Im slowly looking for a new AMD laptop lately to replace my 2021 Asus

thankss

I bought one of those. I stress tested it at 54 samples buffer size with ASIO Guard engaged, and disengaged and gave me the same plugin count. I could go from 23 instances a ampsim, on separate stereo tracks, and manage to jump to 46 at 1024 sampleswith ASIO Guard maxed, if not he wouldn’t do it quietly. The Task Manager CPU meter showed 57% usage when the APM on Cubase get busy.

I don’t like the PC, my previous intel machine had lower count at 64 samples, like 4 instances of the same plugin, but at 128 it doubled, at 256 it was pretty usable, as the project kept going I managed the buffers to keep going.

On this new machine the low latency monitorinh is staggering, but for mixing is anout enough, but I was expecting it to scale more like a ‘normal’ CPU.

Windows 11 seems not to be the culprit, but it isn’t helping either.

AI apps are “confused” too, so I decide to came here to see what’s the word on those, if this behavior is to be expected, or I didn’t set it right.

What computer are you using?

But that’s still less than 46 @ 1024 though, right?

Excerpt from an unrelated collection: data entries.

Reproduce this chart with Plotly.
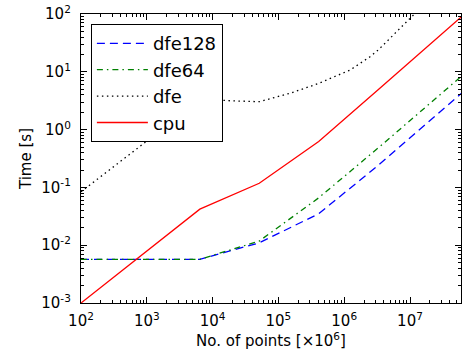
import plotly.graph_objects as go

# shared x grid (number of points) for cpu / dfe128 / dfe64
x_points = [1e2, 8e2, 6.4e3, 5.12e4, 4.096e5, 3.2768e6, 2.62144e7, 6.0e7]
cpu = [0.001, 0.0066, 0.042, 0.118, 0.62, 4.9, 39, 89]
dfe128 = [0.0057, 0.0057, 0.0057, 0.011, 0.035, 0.24, 1.83, 4.2]
dfe64 = [0.0057, 0.0057, 0.0057, 0.0118, 0.066, 0.48, 3.6, 8.3]

# dfe (dotted) read at more positions because it curves
dfe_x = [1e2, 8e2, 6.4e3, 1.73e4, 5.12e4, 1.5e5, 4.096e5, 1.22e6, 2.47e6,
         3.2768e6, 4.97e6, 9.4e6, 2.62144e7]
dfe = [0.084, 0.52, 3.5, 3.16, 3.04, 4.25, 6.3, 10.7, 18.2, 23.8, 38, 79, 250]

x_tick_vals = [1e2, 1e3, 1e4, 1e5, 1e6, 1e7]
x_tick_text = ["10<sup>2</sup>", "10<sup>3</sup>", "10<sup>4</sup>",
               "10<sup>5</sup>", "10<sup>6</sup>", "10<sup>7</sup>"]
y_tick_vals = [1e-3, 1e-2, 1e-1, 1e0, 1e1, 1e2]
y_tick_text = ["10<sup>-3</sup>", "10<sup>-2</sup>", "10<sup>-1</sup>",
               "10<sup>0</sup>", "10<sup>1</sup>", "10<sup>2</sup>"]

FONT = "DejaVu Sans"

fig = go.Figure()
fig.add_trace(go.Scatter(x=x_points, y=dfe128, mode="lines", name="dfe128",
                         line=dict(color="#0000ff", width=1.3, dash="8px,5px")))
fig.add_trace(go.Scatter(x=x_points, y=dfe64, mode="lines", name="dfe64",
                         line=dict(color="#008000", width=1.3, dash="6px,4px,1.5px,4px")))
fig.add_trace(go.Scatter(x=dfe_x, y=dfe, mode="lines", name="dfe",
                         line=dict(color="#000000", width=1.3, dash="1.5px,3.5px")))
fig.add_trace(go.Scatter(x=x_points, y=cpu, mode="lines", name="cpu",
                         line=dict(color="#ff0000", width=1.3)))

axis_common = dict(
    type="log",
    showgrid=False,
    zeroline=False,
    showline=True,
    linecolor="black",
    linewidth=1.3,
    mirror="allticks",
    ticks="inside",
    ticklen=6,
    tickwidth=1,
    tickcolor="black",
    tickfont=dict(family=FONT, size=15, color="black"),
    minor=dict(ticks="inside", ticklen=3, tickwidth=0.8, tickcolor="black",
               dtick="D1", showgrid=False),
)

fig.update_xaxes(
    **axis_common,
    range=[2, 7.775],
    tickvals=x_tick_vals,
    ticktext=x_tick_text,
    ticklabelstandoff=4,
    title=dict(text="No. of points [×10<sup>6</sup>]",
               font=dict(family=FONT, size=15, color="black"), standoff=6),
)
fig.update_yaxes(
    **axis_common,
    range=[-3, 2],
    tickvals=y_tick_vals,
    ticktext=y_tick_text,
    ticklabelstandoff=6,
    title=dict(text="Time [s]", font=dict(family=FONT, size=15, color="black"),
               standoff=6),
)

fig.update_layout(
    width=462,
    height=356,
    margin=dict(l=81, r=1, t=14, b=53),
    paper_bgcolor="white",
    plot_bgcolor="white",
    font=dict(family=FONT, color="black"),
    legend=dict(
        x=0.026, y=0.965, xanchor="left", yanchor="top",
        bgcolor="white", bordercolor="black", borderwidth=1,
        itemwidth=51,
        font=dict(family=FONT, size=18, color="black"),
    ),
)

fig.write_html("out.html")
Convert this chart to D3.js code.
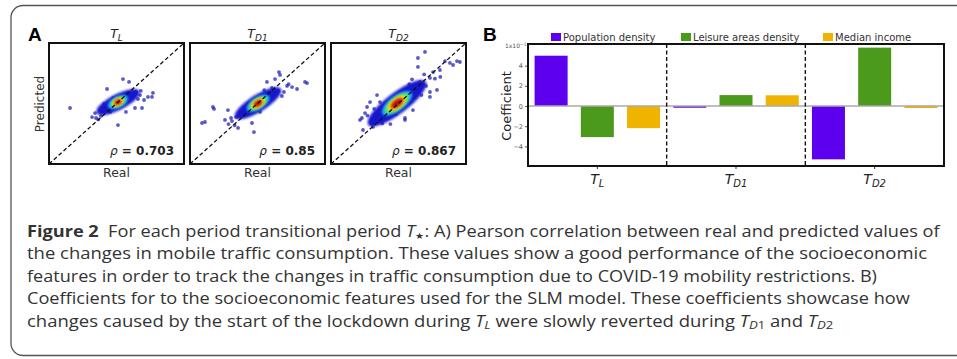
<!DOCTYPE html>
<html><head><meta charset="utf-8">
<script src="https://cdn.jsdelivr.net/npm/d3@7"></script>
<style>html,body{margin:0;padding:0;background:#fff;} svg{display:block;}</style>
</head><body><svg id="c" width="957" height="359"></svg>
<script>
// ---------------- data ----------------
const periods = ["L", "D1", "D2"];
const rhoValues = ["0.703", "0.85", "0.867"];
const features = ["Population density", "Leisure areas density", "Median income"];
const coefPopulation = [4.98, -0.17, -5.28];
const coefLeisure = [-3.08, 1.08, 5.78];
const coefIncome = [-2.19, 1.06, -0.2];
const coefTicks = [-4, -2, 0, 2, 4];
// density summaries of the real/predicted clouds (real & predicted units, 0-100)
const densityCentre = [[51.1, 51.2], [50.4, 50.2], [48.9, 50.2]];
const densityAngle = [27, 32, 37];
const densityTL = [[17.8, 5.9], [8.1, 4.1], [5.9, 3.3], [4.4, 2.6], [3.3, 2.1], [2.2, 1.5]];
const densityTD1 = [[20, 6.3], [9.6, 4.4], [7.4, 3.7], [5.6, 3.0], [4.1, 2.4], [3.0, 1.7]];
const densityTD2 = [[26.7, 7.8], [13.3, 5.6], [10.4, 4.7], [8.1, 3.7], [6.3, 3.0], [4.8, 2.2]];
// sparse points (real, predicted)
const pointsTL = [[15.6,46.3],[54.8,70.2],[43.0,62.0],[59.3,67.8],[77.0,58.7],[73.3,55.4],[76.3,55.4],[51.1,32.2],[68.9,46.3],[63.7,46.3],[64.4,59.5],[62.2,57.0],
  [31.9,38.8],[34.8,38.0],[38.5,39.7],[34.1,42.1],[40.0,44.6],[67.4,57.0],[65.9,53.7],[70.4,52.9],[61.5,56.2],[58.5,58.7],[45.2,43.0],[40.7,49.6],[57.0,43.0],[36.5,36.8],[68.0,60.5],[47.5,54.5]];
const pointsTD1 = [[17.0,47.1],[17.8,45.5],[8.9,33.9],[11.1,34.7],[25.9,36.4],[28.1,44.6],[30.4,38.0],[35.6,29.8],[47.4,26.4],[45.9,33.9],[65.9,76.0],[66.7,73.6],
  [75.6,63.6],[79.3,62.0],[85.2,67.8],[86.7,66.9],[57.0,67.8],[63.0,70.2],[71.9,64.5],[69.6,59.5],[31.1,35.5],[34.1,38.8],[38.5,39.7],[37.0,43.0],[60.7,62.8],[65.2,60.3],
  [68.1,56.2],[59.3,56.2],[51.9,43.0],[43.0,49.6],[28.5,33.0],[33.0,32.0],[73.0,66.0],[55.0,61.0]];
const pointsTD2 = [[69.6,92.6],[88.1,83.5],[93.3,85.1],[84.4,85.1],[64.4,87.6],[73.3,71.1],[80.7,77.7],[78.5,61.2],[73.3,55.4],[60.7,44.6],[54.8,38.0],[21.5,36.4],
  [26.7,47.1],[28.9,51.2],[34.1,57.0],[36.3,51.2],[23.7,28.1],[31.1,30.6],[95.5,84.3],[90.4,81.8],[64.4,80.2],[75.6,76.0],[62.2,62.8],[54.8,36.4],[22.9,38.0],[25.2,42.1],
  [30.4,33.1],[34.8,36.4],[42.2,38.0],[39.3,44.6],[65.9,67.8],[70.4,64.5],[73.3,59.5],[63.0,61.2],[58.5,52.9],[48.1,41.3],[27.0,40.0],[32.0,45.5],[69.0,74.0],[77.0,70.5],
  [60.0,70.0],[67.0,57.0],[44.0,33.0],[38.0,33.5],[81.0,72.0],[58.0,66.0]];
const densityLevels = [densityTL, densityTD1, densityTD2];
const pointSets = [pointsTL, pointsTD1, pointsTD2];

// ---------------- drawing ----------------
const svg = d3.select("#c");
const FONT = "'DejaVu Sans', sans-serif";
const defs = svg.append("defs");
defs.append("filter").attr("id", "blur2").attr("x", "-50%").attr("y", "-50%").attr("width", "200%").attr("height", "200%")
  .append("feGaussianBlur").attr("stdDeviation", 1.1);
defs.append("filter").attr("id", "blur1").attr("x", "-50%").attr("y", "-50%").attr("width", "200%").attr("height", "200%")
  .append("feGaussianBlur").attr("stdDeviation", 0.8);

// outer frame
svg.append("rect").attr("x", 11).attr("y", 5.5).attr("width", 1000).attr("height", 350)
  .attr("rx", 12).attr("fill", "none").attr("stroke", "#555").attr("stroke-width", 1.3);

// ---- Panel A ----
svg.append("text").attr("x", 28).attr("y", 41).attr("font-family", "'Liberation Sans', Arial, sans-serif")
  .attr("font-weight", "bold").attr("font-size", 19).text("A");

const lefts = [49, 190, 331], W = 135, aTop = 43, aBottom = 164;
const levelColors = ["#1818cc", "#20b8f2", "#5ee05e", "#f5e51a", "#ff7a10", "#b80c0c"];
const yA = d3.scaleLinear().domain([0, 100]).range([aBottom, aTop]);

periods.forEach((p, i) => {
  const xA = d3.scaleLinear().domain([0, 100]).range([lefts[i], lefts[i] + W]);
  const g = svg.append("g");
  const kx = (xA(100) - xA(0)) / 100;
  g.selectAll("circle.pt").data(pointSets[i]).join("circle").attr("class", "pt")
    .attr("cx", d => xA(d[0])).attr("cy", d => yA(d[1])).attr("r", 1.9)
    .attr("fill", "#2222b4").attr("fill-opacity", 0.75);
  const [cx, cy] = densityCentre[i];
  const dg = g.append("g").attr("transform", `translate(${xA(cx)},${yA(cy)}) rotate(${-densityAngle[i]})`);
  dg.selectAll("ellipse").data(densityLevels[i]).join("ellipse")
    .attr("rx", d => d[0] * kx).attr("ry", d => d[1] * kx)
    .attr("fill", (d, j) => levelColors[j])
    .attr("filter", (d, j) => j === 0 ? "url(#blur2)" : "url(#blur1)");
  g.append("line").attr("x1", xA(0)).attr("y1", yA(0)).attr("x2", xA(100)).attr("y2", yA(100))
    .attr("stroke", "#111").attr("stroke-width", 1.3).attr("stroke-dasharray", "4,2.5");
  g.append("rect").attr("x", xA(0)).attr("y", aTop).attr("width", W).attr("height", aBottom - aTop)
    .attr("fill", "none").attr("stroke", "#111").attr("stroke-width", 2);
  const t = g.append("text").attr("x", xA(50)).attr("y", 38).attr("text-anchor", "middle")
    .attr("font-family", FONT).attr("font-size", 12.5).attr("fill", "#222");
  t.append("tspan").attr("font-style", "italic").text("T");
  t.append("tspan").attr("font-style", "italic").attr("font-size", 9).attr("dy", 3).text(p);
  const r = g.append("text").attr("x", xA(100) - 10).attr("y", 155).attr("text-anchor", "end")
    .attr("font-family", FONT).attr("font-size", 12).attr("fill", "#222");
  r.append("tspan").attr("font-style", "italic").text("ρ");
  r.append("tspan").attr("font-weight", "bold").text(" = " + rhoValues[i]);
  g.append("text").attr("x", xA(50)).attr("y", 177).attr("text-anchor", "middle")
    .attr("font-family", FONT).attr("font-size", 12.5).attr("fill", "#333").text("Real");
});
svg.append("text").attr("transform", "translate(44,104) rotate(-90)").attr("text-anchor", "middle")
  .attr("font-family", FONT).attr("font-size", 12).attr("fill", "#333").text("Predicted");

// ---- Panel B ----
svg.append("text").attr("x", 483).attr("y", 41).attr("font-family", "'Liberation Sans', Arial, sans-serif")
  .attr("font-weight", "bold").attr("font-size", 19).text("B");
const bx0 = 528, bx1 = 944, by0 = 44, by1 = 166;
const featColors = ["#5c00ee", "#4c9a1c", "#efb300"];
const xB = d3.scaleBand().domain(periods).range([bx0, bx1]);
const xF = d3.scaleBand().domain(features).range([0, xB.bandwidth()]).paddingInner(0.286).paddingOuter(0.143);
const yB = d3.scaleLinear().domain([-5.94, 6.14]).range([by1, by0]);
const seriesVals = [coefPopulation, coefLeisure, coefIncome];
const barData = [];
periods.forEach((p, i) => features.forEach((f, j) => barData.push({ p, f, j, v: seriesVals[j][i] })));

const gB = svg.append("g");
gB.selectAll("rect.bar").data(barData).join("rect").attr("class", "bar")
  .attr("x", d => xB(d.p) + xF(d.f)).attr("width", xF.bandwidth())
  .attr("y", d => yB(Math.max(0, d.v))).attr("height", d => Math.abs(yB(d.v) - yB(0)))
  .attr("fill", d => featColors[d.j]);
gB.append("line").attr("x1", bx0).attr("x2", bx1).attr("y1", yB(0)).attr("y2", yB(0))
  .attr("stroke", "#aaa").attr("stroke-width", 1.5);
gB.selectAll("line.sep").data(periods.slice(1)).join("line").attr("class", "sep")
  .attr("x1", d => xB(d)).attr("x2", d => xB(d)).attr("y1", by0).attr("y2", by1)
  .attr("stroke", "#111").attr("stroke-width", 1.4).attr("stroke-dasharray", "4,2.5");
const ax = gB.append("g").attr("transform", `translate(${bx0},0)`)
  .call(d3.axisLeft(yB).tickValues(coefTicks).tickSize(3).tickPadding(2)
    .tickFormat(d => d < 0 ? "−" + Math.abs(d) : String(d)));
ax.select(".domain").remove();
ax.selectAll("text").attr("font-family", FONT).attr("font-size", 6.5).attr("fill", "#555");
ax.selectAll("line").attr("stroke", "#555");
const axx = gB.append("g").attr("transform", `translate(0,${by1})`)
  .call(d3.axisBottom(xB).tickSize(3).tickFormat(""));
axx.select(".domain").remove();
axx.selectAll("line").attr("stroke", "#333");
periods.forEach(p => {
  const t = gB.append("text").attr("x", xB(p) + xB.bandwidth() / 2).attr("y", 184).attr("text-anchor", "middle")
    .attr("font-family", FONT).attr("font-size", 14).attr("fill", "#222");
  t.append("tspan").attr("font-style", "italic").text("T");
  t.append("tspan").attr("font-style", "italic").attr("font-size", 10).attr("dy", 3).text(p);
});
gB.append("rect").attr("x", bx0).attr("y", by0).attr("width", bx1 - bx0).attr("height", by1 - by0)
  .attr("fill", "none").attr("stroke", "#111").attr("stroke-width", 2);
const mt = gB.append("text").attr("x", bx0 - 23).attr("y", 48).attr("font-family", FONT).attr("font-size", 6).attr("fill", "#555");
mt.append("tspan").text("1x10");
mt.append("tspan").attr("dy", -2).attr("font-size", 4.5).text("−1");
svg.append("text").attr("transform", "translate(511,106) rotate(-90)").attr("text-anchor", "middle")
  .attr("font-family", FONT).attr("font-size", 13).attr("fill", "#222").text("Coefficient");
const legX = [551, 681, 823];
features.forEach((f, j) => {
  svg.append("rect").attr("x", legX[j]).attr("y", 33).attr("width", 10).attr("height", 8).attr("fill", featColors[j]);
  svg.append("text").attr("x", legX[j] + 12).attr("y", 41).attr("font-family", FONT).attr("font-size", 10)
    .attr("fill", "#333").text(f);
});

// ---- Caption ----
const CF = "'Open Sans', 'Noto Sans', sans-serif";
const capLines = [
  [["b", "Figure 2"], ["n", "  For each period transitional period "], ["i", "T"], ["sub", "★"], ["n", ": A) Pearson correlation between real and predicted values of"]],
  [["n", "the changes in mobile traffic consumption. These values show a good performance of the socioeconomic"]],
  [["n", "features in order to track the changes in traffic consumption due to COVID-19 mobility restrictions. B)"]],
  [["n", "Coefficients for to the socioeconomic features used for the SLM model. These coefficients showcase how"]],
  [["n", "changes caused by the start of the lockdown during "], ["i", "T"], ["subi", "L"], ["n", " were slowly reverted during "], ["i", "T"], ["subi", "D"], ["sub", "1"], ["n", " and "], ["i", "T"], ["subi", "D"], ["sub", "2"]]
];
const capEnds = [941, 927, 877, 911, 833];
capLines.forEach((parts, k) => {
  const y = 236.5 + k * 22.5;
  const t = svg.append("text").attr("x", 0).attr("y", 0).attr("font-family", CF).attr("font-size", 16.2)
    .attr("fill", "#333").style("white-space", "pre");
  let sub = false;
  parts.forEach(([kind, txt]) => {
    const s = t.append("tspan").text(txt);
    const isSub = kind === "sub" || kind === "subi";
    if (isSub && !sub) s.attr("dy", 2.5);
    if (!isSub && sub) s.attr("dy", -2.5);
    sub = isSub;
    if (kind === "b") s.attr("font-weight", "bold");
    if (kind === "i" || kind === "subi") s.attr("font-style", "italic");
    if (isSub) s.attr("font-size", kind === "sub" && txt === "★" ? 9 : 11.5);
  });
  const w = t.node().getBBox().width;
  const sx = (capEnds[k] - 27) / w;
  t.attr("transform", `translate(27,${y}) scale(${sx},1)`);
});
</script></body></html>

I’m very confused with the way the PC is behaving, I have mixed feelings. I installed Windows 11 LOT enterprise LTSC, over the weekend. It runs smoothly. It opens 16 instances, on separate stereo tracks, of Gojira X, with all the modules at 8 samples, at 16 it opens like 24, at 32 samples opens 35, 46 instances at 64 buffer, but increasing the buffer past 64 samples doesn’t increase performance. The latency felt at 8 samples or 1024 is the same. AI told me that the new CPU are built for real time, Volume processing, as in rendering is not their aim. Still, with Reaper the same benchmark as different results, quite the same up to 64 samples, but it goes on until opening 81 instances at 1024 samples. AI told me this is a Windows issue, as it is Steinberg and they are adressing it, but it will take a while. That doesn’t happen with Reaper because they handle DSP in a less cautious way than Steinberg, and wherever it sees a CPU cycle to burn, it doesn’t ask permisdion and goes ahead. Also tried me to explain why ASIO guard is working against me past 64 samples buffer size.

I have a fantastic machine for real time monitoring, and quite capable of handling a lot of processing, but I stiill have to relay on the usual techniques and worarounds to defeat lack of DSP, instead of increasing buffer, as I go from record to mixing.

i take back everything I said about my setup. For me, from now on on, it is AMD forever. I just bought a MacBook Pro M5 pro, I went with the AI reports all of them about the performance of those machines. After a week of wrestling it, testing diferent drivers core Audio, having a dedicated local account for music, disabling all bloat. A laptop a little more than half the price and with technolohy from mid 2024, trounces an minces it at low latency, it does things the MacBook isn’t even set to do, like having 8 sample size buffer. I open 8 Gojirax with the safe buffer engage, 3 without it. About the same performance the Mac has at 32 samples. I’m very sorry for the people that buy into Apple marketing, like Gemini, ChatGPT, and all those people that never had a naked Windows LTSC instalation on their DAW. Having said i’m to check the harware forum because the performance difference it’s so big that i’m allowing the thought of it being all user error. But, no. It’s truly a scandal. And, it’s sad because Audioapps work very well on iPads, they are way more reliable for live use than Macbooks, a huge difference. They drag, when there is overload, like a PC does. Macbooks just vanish Cubase Windows with a single plugin open and running. Quite unreliable behaviour, and unforgivable fail. It’s up for sale.